The zoning change is to be considered on the first of three readings at the County Council meeting beginning at 6 p.m. in the county administration building, 100 Ribaut Road, Beaufort.
On the surface, the proposal would appear to be simply too much. But after some three years in the making, the rezoning has been approved by the county Planning Commission and a County Council committee for a simple reason. It is legal. It fits within the parameters of the county’s Comprehensive Plan, the county’s Community Development Code that guides land uses, and the Southern Beaufort County Regional Plan.

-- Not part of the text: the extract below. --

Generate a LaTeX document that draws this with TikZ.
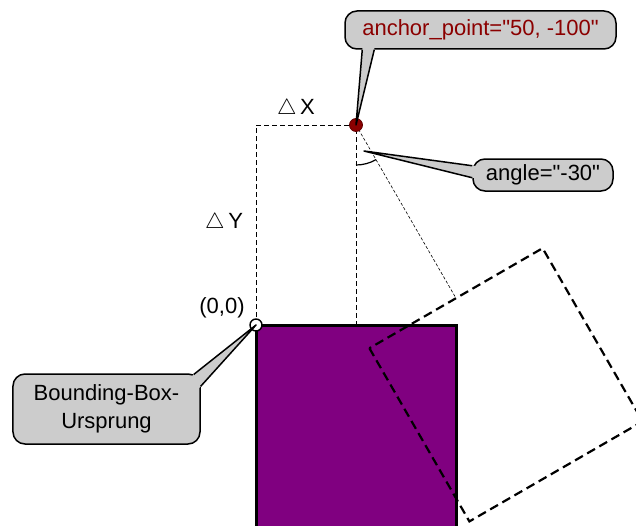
\documentclass[tikz,border=0pt]{standalone}
\usepackage{fontspec}
\setmainfont{Liberation Sans}
\usepackage{xcolor}
\usetikzlibrary{calc}

\definecolor{boxpurple}{RGB}{128,0,128}
\definecolor{pointred}{RGB}{139,0,0}
\definecolor{calloutgray}{RGB}{204,204,204}

\tikzset{
  calloutbox/.style={draw=black, line width=0.75pt, fill=calloutgray,
    rounded corners=6pt, inner sep=0pt, align=center},
  pointerline/.style={line width=0.75pt, line join=round},
  helpline/.style={dash pattern=on 2.5pt off 1.5pt, line width=0.5pt},
  rayline/.style={dash pattern=on 1.5pt off 1pt, line width=0.3pt},
  rotbox/.style={dash pattern=on 4.5pt off 2.5pt, line width=1.1pt}
}

\begin{document}
\begin{tikzpicture}[x=1pt, y=1pt, font=\fontsize{11}{14}\selectfont]
\clip (-128,-100) rectangle (190,162.5);

\coordinate (O) at (0,0);
\coordinate (A) at (50,100);

% offset frame dX / dY
\draw[helpline] (O) -- (0,100) -- (A) -- (50,0);
\node (dx) at (20,108) {$\triangle$\,X};
\node[anchor=east] (dy) at (-3,51) {$\triangle$\,Y};

% original box
\filldraw[fill=boxpurple, draw=black, line width=1.5pt] (O) rectangle (100,-120);

% rotated box around the anchor point
\begin{scope}[rotate around={30:(A)}]
  \draw[rotbox] (0,0) rectangle (100,-100);
  \coordinate (rtop) at (50,0);
\end{scope}
\draw[rayline] (A) -- (rtop);
\draw[line width=0.6pt] (A) ++(270:20) arc[start angle=270, end angle=300, radius=20];
\coordinate (angtip) at (54,87);

% markers
\node[circle, fill=pointred, draw=pointred!70!black, inner sep=0pt, minimum size=6.5pt] (apt) at (A) {};
\node[circle, fill=white, draw=black, line width=0.7pt, inner sep=0pt, minimum size=6pt] (orig) at (O) {};
\node[anchor=south east, inner sep=0pt] (zero) at ($(O)+(-5.5,3.5)$) {(0,0)};

% callout: anchor point
\node[calloutbox, minimum width=135.5, minimum height=19, text=pointred] (ap) at (112.25,147.5)
  {anchor\_point=\textquotedbl 50, -100\textquotedbl};
\coordinate (ap1) at ($(ap.south west)+(9,0)$);
\coordinate (ap2) at ($(ap.south west)+(15,0)$);
\fill[calloutgray] (A) -- (ap1) -- ($(ap1)+(0,1.5)$) -- ($(ap2)+(0,1.5)$) -- (ap2) -- cycle;
\draw[pointerline] (ap1) -- (A) -- (ap2);

% callout: angle
\node[calloutbox, minimum width=70, minimum height=16] (ang) at (143.5,75)
  {angle=\textquotedbl -30\textquotedbl};
\coordinate (ang1) at ($(ang.south west)+(0,7)$);
\coordinate (ang2) at ($(ang.south west)+(0,13)$);
\fill[calloutgray] (angtip) -- (ang1) -- ($(ang1)+(1.5,0)$) -- ($(ang2)+(1.5,0)$) -- (ang2) -- cycle;
\draw[pointerline] (ang1) -- (angtip) -- (ang2);

% callout: bounding box origin
\node[calloutbox, minimum width=93.5, minimum height=35] (bb) at (-74.75,-42) {Bounding-Box-\\Ursprung};
\coordinate (bb1) at ($(bb.north east)+(-3.5,-0.6)$);
\coordinate (bb2) at ($(bb.north east)+(0,-6.5)$);
\fill[calloutgray] (O) -- (bb1) -- ($(bb1)+(-1.5,-1.5)$) -- ($(bb2)+(-1.5,-1.5)$) -- (bb2) -- cycle;
\draw[pointerline] (bb1) -- (O) -- (bb2);
\end{tikzpicture}
\end{document}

The Comprehensive Plan is a county ordinance, based on ideas aired every 10 years with ample opportunities for public input. The current plan recognizes that the area in question is no longer rural. That’s why the new zoning was sought, and why county law enables it. But a similar request was turned down by the Planning Commission in 2013. County Council could vote it down this time, but it would have to defend how it could do that if the applicant has adhered to its growth-control and environmental ordinances, which the county staff says it has done.
A couple of questions larger than the yes/no vote are:
▪ How did we get to this point? How can such high density development be approved in an area with roads already congested, in a Lowcountry already losing its special flavor? The answer may well be that property rights trump the wishes of the laymen and neighbors. But the question has to be addressed in a larger purview than a single rezoning request.
▪ Isn’t there something in between these two polar opposites of land use that could be more palatable for all? Just because something is legally possible does not mean it must or should be done. How do we get there?
The Beaufort County planning staff laid out conditions on its original recommendation of rezoning approval. They could help the county find that middle ground. It is important that, at the very least, these conditions be adopted and enforced.
Staff recommended that a development agreement be formulated and executed concurrently with the rezoning approval.
Staff has the concerns we all do, starting with traffic problems. A stunning $12.6 million in off-property improvements would be needed, the county said. And estimates like this are often a low starting figure and much more could easily be needed. It will fall to the developer to pay that, with or without a development agreement, the county says. But the county staff wanted a development agreement to mandate the timing and other details of transportation improvements both inside and outside the tract, as well as hammering out specifics on the schools and a new entrance to an established neighborhood across the street.
On Friday, the town of Bluffton sent a letter to the county outlining some of its concerns. Previously, Bluffton had checked off on plans shared with it by the county. But now it points to concerns about stormwater runoff and the transportation problem.
“The traffic impact analysis does not clearly identify mitigation for the impacts,” the town wrote. “Careful consideration should be made to mitigate traffic impacts to the Bluffton Parkway and the access to the Heritage Lakes residential development. The proposed mitigations and improvements should be addressed in details specified in a development agreement.”
Beaufort County Council bears a heavy burden to protect the general public and overall quality of life, while at the same time guaranteeing legal rights to the property owner.